** start of Material provided **

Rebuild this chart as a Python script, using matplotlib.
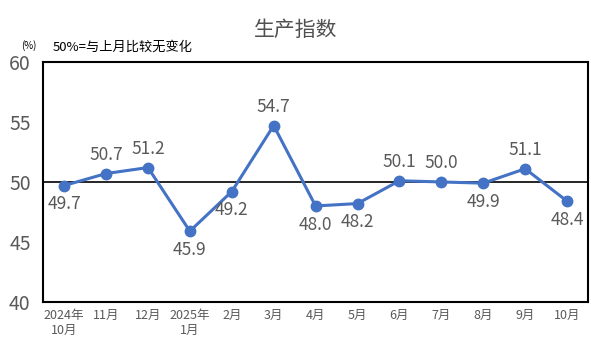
import matplotlib.pyplot as plt

plt.rcParams['font.family'] = ['Noto Sans CJK SC', 'DejaVu Sans']

months = ["2024年\n10月", "11月", "12月", "2025年\n1月", "2月", "3月", "4月",
          "5月", "6月", "7月", "8月", "9月", "10月"]
values = [49.7, 50.7, 51.2, 45.9, 49.2, 54.7, 48.0, 48.2, 50.1, 50.0, 49.9, 51.1, 48.4]
label_above = [False, True, True, False, False, True, False, False, True, True, False, True, False]

gray = "#595959"
blue = "#4472C4"

fig = plt.figure(figsize=(5.91, 3.54), dpi=100)
ax = fig.add_axes([0.073, 0.147, 0.922, 0.678])

x = list(range(len(values)))
ax.plot(x, values, color=blue, linewidth=2.2, marker="o", markersize=7.5, zorder=3)
ax.axhline(50, color="black", linewidth=1.2, zorder=2)

for xi, v, up in zip(x, values, label_above):
    ax.annotate(f"{v:.1f}", (xi, v), xytext=(0, 7 if up else -7),
                textcoords="offset points", ha="center",
                va="bottom" if up else "top", fontsize=12.5, color=gray)

ax.set_xlim(-0.5, len(values) - 0.5)
ax.set_ylim(40, 60)
ax.set_yticks([40, 45, 50, 55, 60])
ax.set_xticks(x)
ax.set_xticklabels(months, fontsize=9, color=gray, linespacing=1.25)
ax.tick_params(axis="y", length=0, labelsize=14, labelcolor=gray, pad=9)
ax.tick_params(axis="x", length=0, pad=5)
for lbl in ax.get_xticklabels():
    lbl.set_verticalalignment("top")
for s in ax.spines.values():
    s.set_color("black")
    s.set_linewidth(1.5)

fig.text(0.5, 0.915, "生产指数", ha="center", va="center", fontsize=15, color="#505050")
fig.text(0.035, 0.87, "(%)", ha="left", va="center", fontsize=7, color="black")
fig.text(0.089, 0.868, "50%=与上月比较无变化", ha="left", va="center", fontsize=9.5, color="black")

fig.savefig("out.png", dpi=100)
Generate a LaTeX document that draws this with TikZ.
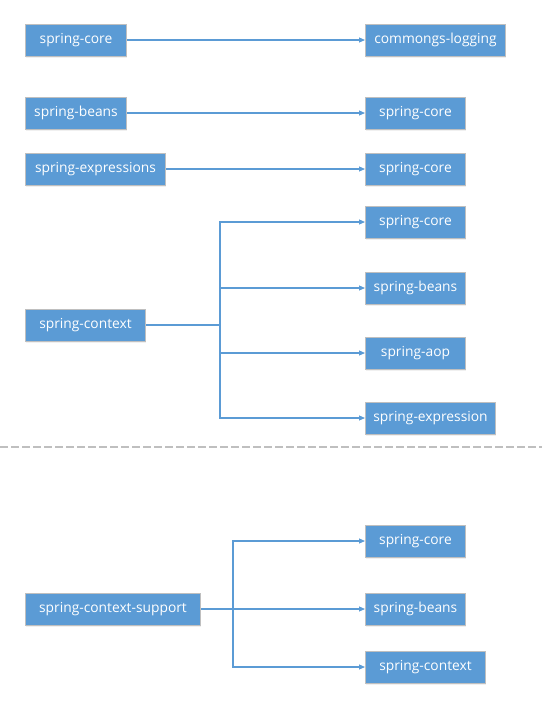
\documentclass[tikz,border=0pt]{standalone}
\usepackage{fontspec}
\setmainfont{Open Sans}
\definecolor{depblue}{RGB}{91,155,213}
\definecolor{depgray}{RGB}{191,191,191}
\usetikzlibrary{arrows.meta,shadows}

\begin{document}
\begin{tikzpicture}[x=1pt,y=-1pt,
          module/.style={rectangle,draw=depgray,line width=1pt,fill=depblue,text=white,
                         minimum width=100pt,minimum height=32pt,inner xsep=3pt,
                         font=\fontsize{13.8}{16}\selectfont,anchor=west,
                         drop shadow={shadow xshift=0pt,shadow yshift=-2pt,opacity=0.12}},
          dep/.style={draw=depblue,line width=1.1pt,-{Triangle[length=6pt,width=5pt]}},
          branch/.style={draw=depblue,line width=1.1pt}]
        \useasboundingbox (0,0) rectangle (542,704);
        % simple dependencies
        \node[module,minimum width=101pt] (core)  at (25,40)  {spring-core};
        \node[module,minimum width=140pt] (log)   at (365,40) {commongs-logging};
        \node[module,minimum width=101pt] (beans) at (25,113) {spring-beans};
        \node[module] (beanscore) at (365,113) {spring-core};
        \node[module,minimum width=140pt] (expr)  at (25,169) {spring-expressions};
        \node[module] (exprcore) at (365,169) {spring-core};
        \draw[dep] (core) -- (log);
        \draw[dep] (beans) -- (beanscore);
        \draw[dep] (expr) -- (exprcore);
        % spring-context
        \node[module,minimum width=120pt] (ctx) at (25,325) {spring-context};
        \node[module] (ctxcore)  at (365,222) {spring-core};
        \node[module] (ctxbeans) at (365,288) {spring-beans};
        \node[module] (ctxaop)   at (365,353) {spring-aop};
        \node[module,minimum width=130pt] (ctxexpr)  at (365,418) {spring-expression};
        \coordinate (ctxfork) at (220,325);
        \draw[branch] (ctx) -- (ctxfork);
        \foreach \target in {ctxcore,ctxbeans,ctxaop,ctxexpr}
          \draw[dep] (ctxfork) |- (\target);
        % separator
        \draw[depgray,line width=1.1pt,dash pattern=on 8pt off 3pt] (0,447) -- (542,447);
        % spring-context-support
        \node[module,minimum width=175pt] (sup) at (25,609) {spring-context-support};
        \node[module] (supcore)  at (365,541) {spring-core};
        \node[module] (supbeans) at (365,609) {spring-beans};
        \node[module,minimum width=120pt] (supctx)   at (365,667) {spring-context};
        \coordinate (supfork) at (233,609);
        \draw[branch] (sup) -- (supfork);
        \foreach \target in {supcore,supbeans,supctx}
          \draw[dep] (supfork) |- (\target);
\end{tikzpicture}
\end{document}
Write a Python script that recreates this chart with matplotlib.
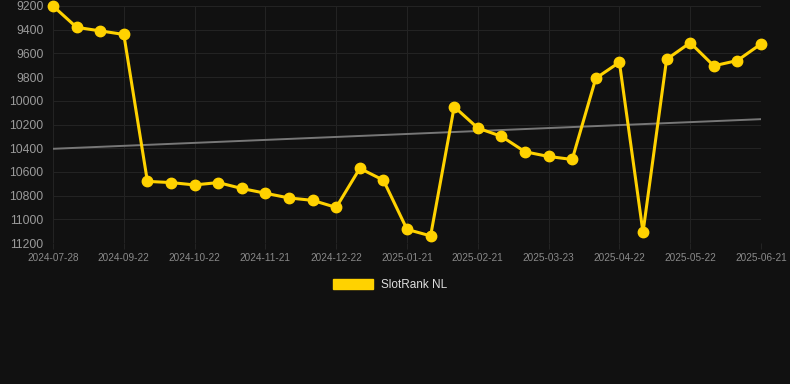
import matplotlib
matplotlib.use("Agg")
from matplotlib import pyplot as plt
from matplotlib.patches import Patch

# Tick labels shown under every third point
tick_labels = ['2024-07-28', '2024-09-22', '2024-10-22', '2024-11-21', '2024-12-22',
               '2025-01-21', '2025-02-21', '2025-03-23', '2025-04-22', '2025-05-22',
               '2025-06-21']

# SlotRank NL rank values (31 points)
rank_values = [9200, 9380, 9410, 9440, 10680, 10690, 10710, 10690, 10740, 10780,
               10820, 10840, 10900, 10570, 10670, 11085, 11140, 10050, 10230, 10300,
               10430, 10470, 10495, 9810, 9675, 11110, 9650, 9510, 9705, 9660, 9520]

# Trend line end values
trend_values = [10405, 10155]

y_ticks = [9200, 9400, 9600, 9800, 10000, 10200, 10400, 10600, 10800, 11000, 11200]

bg = '#111111'
yellow = '#FFD200'

plt.rcParams['font.family'] = ['Liberation Sans', 'DejaVu Sans']

fig = plt.figure(figsize=(7.9, 3.84), dpi=100, facecolor=bg)
ax = fig.add_axes([53 / 790, 1 - 243 / 384, 708 / 790, 237 / 384], facecolor=bg)

x = list(range(len(rank_values)))
ax.plot([x[0], x[-1]], trend_values, color='#777777', linewidth=1.4, zorder=2)
ax.plot(x, rank_values, color=yellow, linewidth=2.2, marker='o', markersize=7.5,
        clip_on=False, zorder=3)

ax.set_xlim(0, len(rank_values) - 1)
ax.set_ylim(11200, 9200)
ax.set_yticks(y_ticks)
ax.set_yticklabels([str(v) for v in y_ticks])
ax.set_xticks(x[::3])
ax.set_xticklabels(tick_labels)

ax.grid(True, color='#232323', linewidth=0.8)
ax.set_axisbelow(True)
for s in ax.spines.values():
    s.set_visible(False)
ax.tick_params(axis='y', length=0, pad=7, labelsize=8.7, labelcolor='#9a9a9a')
ax.tick_params(axis='x', length=4, color='#232323', pad=3, labelsize=7.2, labelcolor='#8a8a8a')

handle = Patch(facecolor=yellow, edgecolor=yellow)
fig.legend([handle], ['SlotRank NL'], loc='center', bbox_to_anchor=(390 / 790, 1 - 285 / 384),
           frameon=False, fontsize=8.5, labelcolor='#dddddd', handlelength=3.4,
           handleheight=0.95, handletextpad=0.6)

fig.savefig('out.png', facecolor=bg)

** end of Material provided **

Transcribe every record above exactly, leaving out the pictures.

▶ [Worked answer]:
Rebuild this chart as a Python script, using matplotlib.
import matplotlib.pyplot as plt

plt.rcParams['font.family'] = ['Noto Sans CJK SC', 'DejaVu Sans']

months = ["2024年\n10月", "11月", "12月", "2025年\n1月", "2月", "3月", "4月",
          "5月", "6月", "7月", "8月", "9月", "10月"]
values = [49.7, 50.7, 51.2, 45.9, 49.2, 54.7, 48.0, 48.2, 50.1, 50.0, 49.9, 51.1, 48.4]
label_above = [False, True, True, False, False, True, False, False, True, True, False, True, False]

gray = "#595959"
blue = "#4472C4"

fig = plt.figure(figsize=(5.91, 3.54), dpi=100)
ax = fig.add_axes([0.073, 0.147, 0.922, 0.678])

x = list(range(len(values)))
ax.plot(x, values, color=blue, linewidth=2.2, marker="o", markersize=7.5, zorder=3)
ax.axhline(50, color="black", linewidth=1.2, zorder=2)

for xi, v, up in zip(x, values, label_above):
    ax.annotate(f"{v:.1f}", (xi, v), xytext=(0, 7 if up else -7),
                textcoords="offset points", ha="center",
                va="bottom" if up else "top", fontsize=12.5, color=gray)

ax.set_xlim(-0.5, len(values) - 0.5)
ax.set_ylim(40, 60)
ax.set_yticks([40, 45, 50, 55, 60])
ax.set_xticks(x)
ax.set_xticklabels(months, fontsize=9, color=gray, linespacing=1.25)
ax.tick_params(axis="y", length=0, labelsize=14, labelcolor=gray, pad=9)
ax.tick_params(axis="x", length=0, pad=5)
for lbl in ax.get_xticklabels():
    lbl.set_verticalalignment("top")
for s in ax.spines.values():
    s.set_color("black")
    s.set_linewidth(1.5)

fig.text(0.5, 0.915, "生产指数", ha="center", va="center", fontsize=15, color="#505050")
fig.text(0.035, 0.87, "(%)", ha="left", va="center", fontsize=7, color="black")
fig.text(0.089, 0.868, "50%=与上月比较无变化", ha="left", va="center", fontsize=9.5, color="black")

fig.savefig("out.png", dpi=100)
Generate a LaTeX document that draws this with TikZ.
\documentclass[tikz,border=0pt]{standalone}
\usepackage{fontspec}
\setmainfont{Open Sans}
\definecolor{depblue}{RGB}{91,155,213}
\definecolor{depgray}{RGB}{191,191,191}
\usetikzlibrary{arrows.meta,shadows}

\begin{document}
\begin{tikzpicture}[x=1pt,y=-1pt,
          module/.style={rectangle,draw=depgray,line width=1pt,fill=depblue,text=white,
                         minimum width=100pt,minimum height=32pt,inner xsep=3pt,
                         font=\fontsize{13.8}{16}\selectfont,anchor=west,
                         drop shadow={shadow xshift=0pt,shadow yshift=-2pt,opacity=0.12}},
          dep/.style={draw=depblue,line width=1.1pt,-{Triangle[length=6pt,width=5pt]}},
          branch/.style={draw=depblue,line width=1.1pt}]
        \useasboundingbox (0,0) rectangle (542,704);
        % simple dependencies
        \node[module,minimum width=101pt] (core)  at (25,40)  {spring-core};
        \node[module,minimum width=140pt] (log)   at (365,40) {commongs-logging};
        \node[module,minimum width=101pt] (beans) at (25,113) {spring-beans};
        \node[module] (beanscore) at (365,113) {spring-core};
        \node[module,minimum width=140pt] (expr)  at (25,169) {spring-expressions};
        \node[module] (exprcore) at (365,169) {spring-core};
        \draw[dep] (core) -- (log);
        \draw[dep] (beans) -- (beanscore);
        \draw[dep] (expr) -- (exprcore);
        % spring-context
        \node[module,minimum width=120pt] (ctx) at (25,325) {spring-context};
        \node[module] (ctxcore)  at (365,222) {spring-core};
        \node[module] (ctxbeans) at (365,288) {spring-beans};
        \node[module] (ctxaop)   at (365,353) {spring-aop};
        \node[module,minimum width=130pt] (ctxexpr)  at (365,418) {spring-expression};
        \coordinate (ctxfork) at (220,325);
        \draw[branch] (ctx) -- (ctxfork);
        \foreach \target in {ctxcore,ctxbeans,ctxaop,ctxexpr}
          \draw[dep] (ctxfork) |- (\target);
        % separator
        \draw[depgray,line width=1.1pt,dash pattern=on 8pt off 3pt] (0,447) -- (542,447);
        % spring-context-support
        \node[module,minimum width=175pt] (sup) at (25,609) {spring-context-support};
        \node[module] (supcore)  at (365,541) {spring-core};
        \node[module] (supbeans) at (365,609) {spring-beans};
        \node[module,minimum width=120pt] (supctx)   at (365,667) {spring-context};
        \coordinate (supfork) at (233,609);
        \draw[branch] (sup) -- (supfork);
        \foreach \target in {supcore,supbeans,supctx}
          \draw[dep] (supfork) |- (\target);
\end{tikzpicture}
\end{document}
Write a Python script that recreates this chart with matplotlib.
import matplotlib
matplotlib.use("Agg")
from matplotlib import pyplot as plt
from matplotlib.patches import Patch

# Tick labels shown under every third point
tick_labels = ['2024-07-28', '2024-09-22', '2024-10-22', '2024-11-21', '2024-12-22',
               '2025-01-21', '2025-02-21', '2025-03-23', '2025-04-22', '2025-05-22',
               '2025-06-21']

# SlotRank NL rank values (31 points)
rank_values = [9200, 9380, 9410, 9440, 10680, 10690, 10710, 10690, 10740, 10780,
               10820, 10840, 10900, 10570, 10670, 11085, 11140, 10050, 10230, 10300,
               10430, 10470, 10495, 9810, 9675, 11110, 9650, 9510, 9705, 9660, 9520]

# Trend line end values
trend_values = [10405, 10155]

y_ticks = [9200, 9400, 9600, 9800, 10000, 10200, 10400, 10600, 10800, 11000, 11200]

bg = '#111111'
yellow = '#FFD200'

plt.rcParams['font.family'] = ['Liberation Sans', 'DejaVu Sans']

fig = plt.figure(figsize=(7.9, 3.84), dpi=100, facecolor=bg)
ax = fig.add_axes([53 / 790, 1 - 243 / 384, 708 / 790, 237 / 384], facecolor=bg)

x = list(range(len(rank_values)))
ax.plot([x[0], x[-1]], trend_values, color='#777777', linewidth=1.4, zorder=2)
ax.plot(x, rank_values, color=yellow, linewidth=2.2, marker='o', markersize=7.5,
        clip_on=False, zorder=3)

ax.set_xlim(0, len(rank_values) - 1)
ax.set_ylim(11200, 9200)
ax.set_yticks(y_ticks)
ax.set_yticklabels([str(v) for v in y_ticks])
ax.set_xticks(x[::3])
ax.set_xticklabels(tick_labels)

ax.grid(True, color='#232323', linewidth=0.8)
ax.set_axisbelow(True)
for s in ax.spines.values():
    s.set_visible(False)
ax.tick_params(axis='y', length=0, pad=7, labelsize=8.7, labelcolor='#9a9a9a')
ax.tick_params(axis='x', length=4, color='#232323', pad=3, labelsize=7.2, labelcolor='#8a8a8a')

handle = Patch(facecolor=yellow, edgecolor=yellow)
fig.legend([handle], ['SlotRank NL'], loc='center', bbox_to_anchor=(390 / 790, 1 - 285 / 384),
           frameon=False, fontsize=8.5, labelcolor='#dddddd', handlelength=3.4,
           handleheight=0.95, handletextpad=0.6)

fig.savefig('out.png', facecolor=bg)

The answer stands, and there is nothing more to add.